- DATA BLOCK:
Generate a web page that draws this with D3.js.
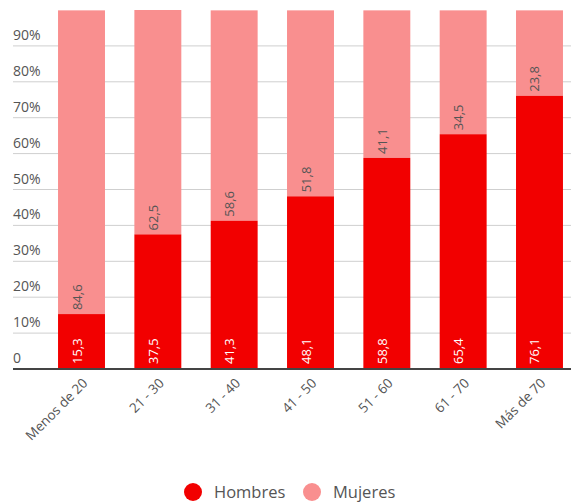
<!DOCTYPE html>
<html>
<head>
<meta charset="utf-8">
<script src="https://cdn.jsdelivr.net/npm/d3@7"></script>
<style>
  html, body { margin: 0; padding: 0; background: #fff; }
  svg { display: block; font-family: "Open Sans", sans-serif; }
</style>
</head>
<body>
<svg id="chart" width="571" height="502"></svg>
<script>
// Age groups and share of each gender (%)
const categories = ["Menos de 20", "21 - 30", "31 - 40", "41 - 50", "51 - 60", "61 - 70", "Más de 70"];
const hombres = [15.3, 37.5, 41.3, 48.1, 58.8, 65.4, 76.1];
const mujeres = [84.6, 62.5, 58.6, 51.8, 41.1, 34.5, 23.8];
const yTicks = [0, 10, 20, 30, 40, 50, 60, 70, 80, 90];
const seriesNames = ["Hombres", "Mujeres"];
const colors = ["#f20000", "#f98f8f"];

const fmt = v => String(v).replace(".", ",");
const svg = d3.select("#chart");

const x = d3.scaleBand()
  .domain(categories)
  .range([13, 608])
  .paddingInner(0.385)
  .paddingOuter(0.59);

const y = d3.scaleLinear().domain([0, 100]).range([369, 10]);

// gridlines + y labels
const grid = svg.append("g");
yTicks.filter(t => t > 0).forEach(t => {
  grid.append("line")
    .attr("x1", 13).attr("x2", 571)
    .attr("y1", y(t)).attr("y2", y(t))
    .attr("stroke", "#cfcfcf").attr("stroke-width", 1);
});
grid.selectAll("text.ytick")
  .data(yTicks)
  .join("text")
  .attr("class", "ytick")
  .attr("x", 13)
  .attr("y", d => y(d) - 6)
  .attr("font-size", 14)
  .attr("fill", "#555")
  .text(d => d === 0 ? "0" : d + "%");

// stacked bars
const rows = categories.map((c, i) => ({ c, h: hombres[i], m: mujeres[i] }));
const bars = svg.append("g");
bars.selectAll("rect.m")
  .data(rows).join("rect")
  .attr("x", d => x(d.c)).attr("width", x.bandwidth())
  .attr("y", d => y(d.h + d.m))
  .attr("height", d => y(d.h) - y(d.h + d.m))
  .attr("fill", colors[1]);
bars.selectAll("rect.h")
  .data(rows).join("rect")
  .attr("x", d => x(d.c)).attr("width", x.bandwidth())
  .attr("y", d => y(d.h))
  .attr("height", d => y(0) - y(d.h))
  .attr("fill", colors[0]);

// value labels, rotated
const cx = d => x(d.c) + x.bandwidth() / 2;
bars.selectAll("text.hl")
  .data(rows).join("text")
  .attr("transform", d => `translate(${cx(d)},${y(0) - 5}) rotate(-90)`)
  .attr("font-size", 13)
  .attr("fill", "#fff")
  .text(d => fmt(d.h));
bars.selectAll("text.ml")
  .data(rows).join("text")
  .attr("transform", d => `translate(${cx(d)},${y(d.h) - 4}) rotate(-90)`)
  .attr("font-size", 13)
  .attr("fill", "#555")
  .text(d => fmt(d.m));

// baseline axis
svg.append("line")
  .attr("x1", 13).attr("x2", 571)
  .attr("y1", y(0)).attr("y2", y(0))
  .attr("stroke", "#444").attr("stroke-width", 2);

// x labels
svg.append("g").selectAll("text")
  .data(categories).join("text")
  .attr("transform", d => `translate(${x(d) + x.bandwidth() / 2 + 7},${y(0) + 15}) rotate(-45)`)
  .attr("text-anchor", "end")
  .attr("font-size", 13.5)
  .attr("fill", "#555")
  .text(d => d);

// legend
const legend = svg.append("g");
const lx = [193, 312];
seriesNames.forEach((name, i) => {
  legend.append("circle")
    .attr("cx", lx[i]).attr("cy", 492).attr("r", 9)
    .attr("fill", colors[i]);
  legend.append("text")
    .attr("x", lx[i] + 21).attr("y", 498)
    .attr("font-size", 16.5)
    .attr("fill", "#555")
    .text(name);
});
</script>
</body>
</html>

- PROBLEM REQUIREMENTS: Reproduce the whole listing exactly, but not the images in it.

- WRITTEN RESPONSE:
Generate a web page that draws this with D3.js.
<!DOCTYPE html>
<html>
<head>
<meta charset="utf-8">
<script src="https://cdn.jsdelivr.net/npm/d3@7"></script>
<style>
  html, body { margin: 0; padding: 0; background: #fff; }
  svg { display: block; font-family: "Open Sans", sans-serif; }
</style>
</head>
<body>
<svg id="chart" width="571" height="502"></svg>
<script>
// Age groups and share of each gender (%)
const categories = ["Menos de 20", "21 - 30", "31 - 40", "41 - 50", "51 - 60", "61 - 70", "Más de 70"];
const hombres = [15.3, 37.5, 41.3, 48.1, 58.8, 65.4, 76.1];
const mujeres = [84.6, 62.5, 58.6, 51.8, 41.1, 34.5, 23.8];
const yTicks = [0, 10, 20, 30, 40, 50, 60, 70, 80, 90];
const seriesNames = ["Hombres", "Mujeres"];
const colors = ["#f20000", "#f98f8f"];

const fmt = v => String(v).replace(".", ",");
const svg = d3.select("#chart");

const x = d3.scaleBand()
  .domain(categories)
  .range([13, 608])
  .paddingInner(0.385)
  .paddingOuter(0.59);

const y = d3.scaleLinear().domain([0, 100]).range([369, 10]);

// gridlines + y labels
const grid = svg.append("g");
yTicks.filter(t => t > 0).forEach(t => {
  grid.append("line")
    .attr("x1", 13).attr("x2", 571)
    .attr("y1", y(t)).attr("y2", y(t))
    .attr("stroke", "#cfcfcf").attr("stroke-width", 1);
});
grid.selectAll("text.ytick")
  .data(yTicks)
  .join("text")
  .attr("class", "ytick")
  .attr("x", 13)
  .attr("y", d => y(d) - 6)
  .attr("font-size", 14)
  .attr("fill", "#555")
  .text(d => d === 0 ? "0" : d + "%");

// stacked bars
const rows = categories.map((c, i) => ({ c, h: hombres[i], m: mujeres[i] }));
const bars = svg.append("g");
bars.selectAll("rect.m")
  .data(rows).join("rect")
  .attr("x", d => x(d.c)).attr("width", x.bandwidth())
  .attr("y", d => y(d.h + d.m))
  .attr("height", d => y(d.h) - y(d.h + d.m))
  .attr("fill", colors[1]);
bars.selectAll("rect.h")
  .data(rows).join("rect")
  .attr("x", d => x(d.c)).attr("width", x.bandwidth())
  .attr("y", d => y(d.h))
  .attr("height", d => y(0) - y(d.h))
  .attr("fill", colors[0]);

// value labels, rotated
const cx = d => x(d.c) + x.bandwidth() / 2;
bars.selectAll("text.hl")
  .data(rows).join("text")
  .attr("transform", d => `translate(${cx(d)},${y(0) - 5}) rotate(-90)`)
  .attr("font-size", 13)
  .attr("fill", "#fff")
  .text(d => fmt(d.h));
bars.selectAll("text.ml")
  .data(rows).join("text")
  .attr("transform", d => `translate(${cx(d)},${y(d.h) - 4}) rotate(-90)`)
  .attr("font-size", 13)
  .attr("fill", "#555")
  .text(d => fmt(d.m));

// baseline axis
svg.append("line")
  .attr("x1", 13).attr("x2", 571)
  .attr("y1", y(0)).attr("y2", y(0))
  .attr("stroke", "#444").attr("stroke-width", 2);

// x labels
svg.append("g").selectAll("text")
  .data(categories).join("text")
  .attr("transform", d => `translate(${x(d) + x.bandwidth() / 2 + 7},${y(0) + 15}) rotate(-45)`)
  .attr("text-anchor", "end")
  .attr("font-size", 13.5)
  .attr("fill", "#555")
  .text(d => d);

// legend
const legend = svg.append("g");
const lx = [193, 312];
seriesNames.forEach((name, i) => {
  legend.append("circle")
    .attr("cx", lx[i]).attr("cy", 492).attr("r", 9)
    .attr("fill", colors[i]);
  legend.append("text")
    .attr("x", lx[i] + 21).attr("y", 498)
    .attr("font-size", 16.5)
    .attr("fill", "#555")
    .text(name);
});
</script>
</body>
</html>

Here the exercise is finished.